--- Start ---

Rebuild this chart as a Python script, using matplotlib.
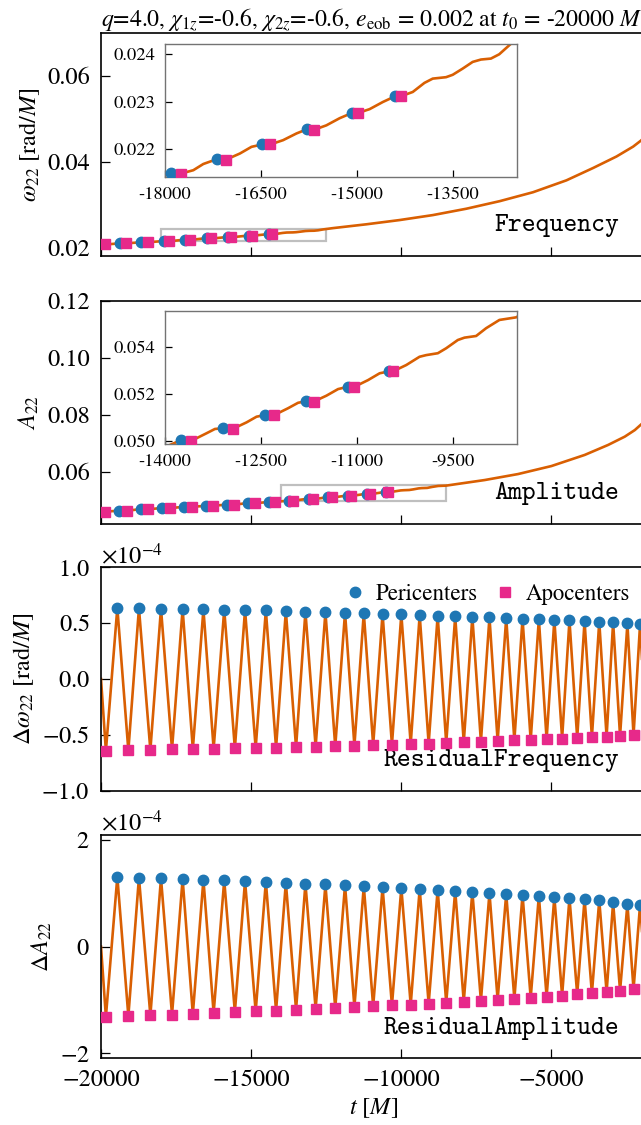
"""
Eccentricity diagnostics: omega_22, A_22 and their residuals with
pericenter / apocenter markers (values read off the reference figure).
"""

import matplotlib
matplotlib.use('Agg')
import matplotlib.pyplot as plt
import numpy as np
from matplotlib.ticker import MultipleLocator, ScalarFormatter

ORANGE = '#d95f02'
BLUE = '#1f77b4'
PINK = '#e7298a'

TITLE = (r'$q$=4.0, $\chi_{1z}$=-0.6, $\chi_{2z}$=-0.6, '
         r'$e_{\rm eob}$ = 0.002 at $t_0$ = -20000 $M$')

# ---------------------------------------------------------------------------
# omega_22 (top panel)
# ---------------------------------------------------------------------------
freq_t = [-20000, -19880, -19620, -19380, -19180, -18900, -18655, -18450, -18170,
          -17902, -17745, -17554, -17398, -17190, -17045, -16826, -16645, -16479,
          -16350, -16151, -15943, -15777, -15662, -15476, -15268, -15076, -14981,
          -14800, -14593, -14401, -14312, -14126, -13944, -13814, -13606, -13502,
          -13346, -13190, -13060, -12905, -12775, -12593, -12280, -11167, -10057,
          -8947, -7833, -6723, -5613, -4500, -3613, -2833, -2277, -2020, -1850]
freq_w = [0.02069, 0.02069, 0.02082, 0.02095, 0.02095, 0.02109, 0.02122, 0.02122, 0.02136,
          0.02150, 0.02149, 0.02156, 0.02169, 0.02179, 0.02178, 0.02191, 0.02205, 0.02210,
          0.02210, 0.02219, 0.02233, 0.02242, 0.02241, 0.02250, 0.02265, 0.02276, 0.02276,
          0.02284, 0.02299, 0.02311, 0.02311, 0.02320, 0.02339, 0.02348, 0.02351, 0.02356,
          0.02369, 0.02383, 0.02388, 0.02390, 0.02399, 0.02421, 0.02450, 0.02539, 0.02638,
          0.02754, 0.02902, 0.03078, 0.03286, 0.03563, 0.03850, 0.04118, 0.04349, 0.04488, 0.04600]
freq_peri_t = [-19380, -18655, -17902, -17190, -16479, -15777, -15076, -14401]
freq_peri_w = [0.02095, 0.02122, 0.02150, 0.02179, 0.02210, 0.02242, 0.02276, 0.02311]
freq_apo_t = [-19880, -19180, -18450, -17745, -17045, -16350, -15662, -14981, -14312]
freq_apo_w = [0.02069, 0.02095, 0.02122, 0.02149, 0.02178, 0.02210, 0.02241, 0.02276, 0.02311]

# ---------------------------------------------------------------------------
# A_22 (second panel)
# ---------------------------------------------------------------------------
amp_t = [-20000, -19877, -19640, -19413, -19120, -18900, -18680, -18423, -18190, -17960,
         -17703, -17470, -17240, -16973, -16740, -16507, -16277, -16040, -15810, -15580,
         -15350, -15113, -14883, -14650, -14417, -14220, -13990, -13751, -13590, -13346,
         -13216, -13086, -12940, -12722, -12566, -12436, -12296, -12073, -11917, -11787,
         -11673, -11475, -11293, -11137, -11043, -10825, -10643, -10498, -10435, -10227,
         -10020, -9916, -9734, -9604, -9422, -9318, -9136, -8980, -8772, -8512,
         -7223, -6110, -5000, -3890, -3110, -2557, -2223, -1967, -1850]
amp_a = [0.0461, 0.0461, 0.0463, 0.0465, 0.0465, 0.04675, 0.0470, 0.0470, 0.0472, 0.0474,
         0.0474, 0.0476, 0.0478, 0.0478, 0.0480, 0.0482, 0.0482, 0.0484, 0.0486, 0.0486,
         0.04885, 0.0491, 0.0491, 0.0493, 0.0495, 0.0495, 0.04975, 0.05003, 0.05000, 0.05033,
         0.05051, 0.05054, 0.05051, 0.05079, 0.05103, 0.05110, 0.05109, 0.05139, 0.05162, 0.05169,
         0.05167, 0.05192, 0.05220, 0.05230, 0.05229, 0.05258, 0.05287, 0.05295, 0.05295, 0.05322,
         0.05357, 0.05364, 0.05372, 0.05393, 0.05428, 0.05438, 0.05445, 0.05478, 0.05513, 0.05524,
         0.0572, 0.0593, 0.0621, 0.0660, 0.0695, 0.0724, 0.0747, 0.0771, 0.0781]
amp_peri_t = [-19413, -18680, -17960, -17240, -16507, -15810, -15113, -14417, -13751,
              -13086, -12436, -11787, -11137, -10498]
amp_peri_a = [0.0465, 0.0470, 0.0474, 0.0478, 0.0482, 0.0486, 0.0491, 0.0495, 0.05003,
              0.05054, 0.05110, 0.05169, 0.05230, 0.05295]
amp_apo_t = [-19877, -19120, -18423, -17703, -16973, -16277, -15580, -14883, -14220,
             -13590, -12940, -12296, -11673, -11043, -10435]
amp_apo_a = [0.0461, 0.0465, 0.0470, 0.0474, 0.0478, 0.0482, 0.0486, 0.0491, 0.0495,
             0.05000, 0.05051, 0.05109, 0.05167, 0.05229, 0.05295]

# ---------------------------------------------------------------------------
# residuals (units of 1e-4)
# ---------------------------------------------------------------------------
RES_SCALE = 1e-4
res_start_t, res_start_v = -20000, 0.0
res_peri_t = [-19456, -18736, -18002, -17282, -16589, -15896, -15203, -14510, -13844, -13192,
              -12526, -11873, -11248, -10623, -9998, -9387, -8788, -8204, -7633, -7063,
              -6505, -5962, -5418, -4902, -4399, -3896, -3407, -2945, -2469, -2048]
res_apo_t = [-19837, -19089, -18356, -17635, -16942, -16249, -15542, -14849, -14170, -13504,
             -12852, -12199, -11561, -10936, -10311, -9686, -9088, -8503, -7919, -7348,
             -6791, -6234, -5690, -5160, -4644, -4141, -3652, -3162, -2714, -2265, -1840]
res_freq_peri = [0.637, 0.634, 0.631, 0.628, 0.625, 0.622, 0.619, 0.616, 0.610, 0.604,
                 0.601, 0.595, 0.592, 0.586, 0.580, 0.574, 0.568, 0.562, 0.559, 0.553,
                 0.547, 0.541, 0.538, 0.532, 0.526, 0.520, 0.514, 0.508, 0.498, 0.489]
res_freq_apo = [-0.643, -0.640, -0.637, -0.631, -0.628, -0.625, -0.622, -0.619, -0.616, -0.613,
                -0.607, -0.604, -0.598, -0.592, -0.589, -0.583, -0.580, -0.574, -0.568, -0.562,
                -0.556, -0.550, -0.547, -0.541, -0.535, -0.529, -0.523, -0.517, -0.511, -0.505,
                -0.500]
res_amp_peri = [1.306, 1.294, 1.281, 1.269, 1.256, 1.244, 1.231, 1.219, 1.200, 1.181,
                1.163, 1.150, 1.131, 1.113, 1.100, 1.081, 1.069, 1.050, 1.031, 1.006,
                0.988, 0.969, 0.950, 0.931, 0.913, 0.894, 0.869, 0.831, 0.800, 0.781]
res_amp_apo = [-1.313, -1.300, -1.288, -1.275, -1.263, -1.244, -1.225, -1.213, -1.200, -1.181,
               -1.163, -1.150, -1.131, -1.119, -1.100, -1.088, -1.069, -1.050, -1.031, -1.013,
               -0.994, -0.975, -0.956, -0.938, -0.919, -0.894, -0.875, -0.850, -0.825, -0.800,
               -0.790]

# inset windows
freq_inset_xlim = (-18000, -12500)
freq_inset_ylim = (0.02142, 0.02421)
freq_inset_xticks = [-18000, -16500, -15000, -13500]
freq_inset_yticks = [0.022, 0.023, 0.024]
amp_inset_xlim = (-14000, -8500)
amp_inset_ylim = (0.04986, 0.05551)
amp_inset_xticks = [-14000, -12500, -11000, -9500]
amp_inset_yticks = [0.050, 0.052, 0.054]

plt.rcParams.update({
    'font.family': 'STIXGeneral',
    'mathtext.fontset': 'stix',
    'font.size': 17.5,
    'axes.linewidth': 1.2,
    'xtick.direction': 'in',
    'ytick.direction': 'in',
    'xtick.major.size': 6.5,
    'ytick.major.size': 6.5,
    'xtick.major.width': 0.9,
    'ytick.major.width': 0.9,
    'xtick.major.pad': 8,
    'ytick.major.pad': 8,
})

MS_O, MS_S, LW = 7.5, 6.5, 1.9


def draw_markers(ax, pt, pv, at, av, **kw):
    ax.plot(pt, pv, 'o', color=BLUE, ms=MS_O, zorder=3, **kw.get('peri', {}))
    ax.plot(at, av, 's', color=PINK, ms=MS_S, zorder=3.1, **kw.get('apo', {}))


def curve_panel(ax, t, y, pt, pv, at, av, rect, xlim, ylim, xticks, yticks, tag):
    ax.plot(t, y, color=ORANGE, lw=LW, zorder=2)
    draw_markers(ax, pt, pv, at, av)

    ins = ax.inset_axes(rect)
    ins.plot(t, y, color=ORANGE, lw=LW, zorder=2)
    draw_markers(ins, pt, pv, at, av)
    ins.set_xlim(xlim)
    ins.set_ylim(ylim)
    ins.set_xticks(xticks, labels=[f'{v}' for v in xticks])
    ins.set_yticks(yticks, labels=[f'{v:.3f}' for v in yticks])
    ins.tick_params(labelsize=13.3, length=5.3, pad=7)
    for sp in ins.spines.values():
        sp.set_color('0.45')
        sp.set_linewidth(1.0)
    ax.indicate_inset([xlim[0], ylim[0], xlim[1] - xlim[0], ylim[1] - ylim[0]],
                      edgecolor='0.5', alpha=0.5, linewidth=1.6, zorder=1)
    ax.text(0.95, 0.135, tag, transform=ax.transAxes, ha='right', va='center',
            family='cmtt10', fontsize=19)


def residual_panel(ax, peri_v, apo_v, tag, legend=False):
    pts = sorted([(res_start_t, res_start_v)] + list(zip(res_peri_t, peri_v))
                 + list(zip(res_apo_t, apo_v)))
    lt, lv = zip(*pts)
    ax.plot(lt, np.array(lv) * RES_SCALE, color=ORANGE, lw=LW, zorder=2)
    draw_markers(ax, res_peri_t, np.array(peri_v) * RES_SCALE,
                 res_apo_t, np.array(apo_v) * RES_SCALE,
                 peri={'label': 'Pericenters'}, apo={'label': 'Apocenters'})
    fmt = ScalarFormatter(useMathText=True)
    fmt.set_powerlimits((0, 0))
    ax.yaxis.set_major_formatter(fmt)
    ax.text(0.95, 0.135, tag, transform=ax.transAxes, ha='right', va='center',
            family='cmtt10', fontsize=19)
    if legend:
        ax.legend(loc='upper right', ncol=2, frameon=False, handlelength=1.0,
                  handletextpad=0.4, columnspacing=0.7, borderaxespad=0.3,
                  fontsize=16.5)


fig = plt.figure(figsize=(6.41, 11.25), dpi=100)
LEFT, WIDTH = 101 / 641, 545 / 641
bottoms = [0.7724, 0.5342, 0.2972, 0.0593]
axes = [fig.add_axes([LEFT, b, WIDTH, 0.1985]) for b in bottoms]

curve_panel(axes[0], freq_t, freq_w, freq_peri_t, freq_peri_w, freq_apo_t, freq_apo_w,
            [0.117, 0.3545, 0.646, 0.596], freq_inset_xlim, freq_inset_ylim,
            freq_inset_xticks, freq_inset_yticks, 'Frequency')
axes[0].set_ylim(0.018, 0.07)
axes[0].yaxis.set_major_locator(MultipleLocator(0.02))
axes[0].set_ylabel(r'$\omega_{22}$ [rad/$M$]')
# the title starts at the axes' left edge and has to end inside the picture
axes[0].set_title(TITLE, fontsize=17.1, pad=5, loc='left')

curve_panel(axes[1], amp_t, amp_a, amp_peri_t, amp_peri_a, amp_apo_t, amp_apo_a,
            [0.117, 0.357, 0.646, 0.597], amp_inset_xlim, amp_inset_ylim,
            amp_inset_xticks, amp_inset_yticks, 'Amplitude')
axes[1].set_ylim(0.0418, 0.12)
axes[1].yaxis.set_major_locator(MultipleLocator(0.02))
axes[1].set_ylabel(r'$A_{22}$')

residual_panel(axes[2], res_freq_peri, res_freq_apo, 'ResidualFrequency', legend=True)
axes[2].set_ylim(-1e-4, 1e-4)
axes[2].yaxis.set_major_locator(MultipleLocator(0.5e-4))
axes[2].set_ylabel(r'$\Delta\omega_{22}$ [rad/$M$]')

residual_panel(axes[3], res_amp_peri, res_amp_apo, 'ResidualAmplitude')
axes[3].set_ylim(-2.09e-4, 2.09e-4)
axes[3].yaxis.set_major_locator(MultipleLocator(2e-4))
axes[3].set_ylabel(r'$\Delta A_{22}$')
axes[3].set_xlabel(r'$t$ [$M$]')

for i, ax in enumerate(axes):
    ax.set_xlim(-20000, -1850)
    ax.xaxis.set_major_locator(MultipleLocator(5000))
    if i < 3:
        ax.tick_params(labelbottom=False)

fig.savefig('out.png', dpi=100)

--- End ---

→ Task prompt:
Give again, word for word, every line from the top of the data above to the line holding "from matplotlib.ticker import", inclusive, with the pictures left out.

→ Solution to this exercise:
Rebuild this chart as a Python script, using matplotlib.
"""
Eccentricity diagnostics: omega_22, A_22 and their residuals with
pericenter / apocenter markers (values read off the reference figure).
"""

import matplotlib
matplotlib.use('Agg')
import matplotlib.pyplot as plt
import numpy as np
from matplotlib.ticker import MultipleLocator, ScalarFormatter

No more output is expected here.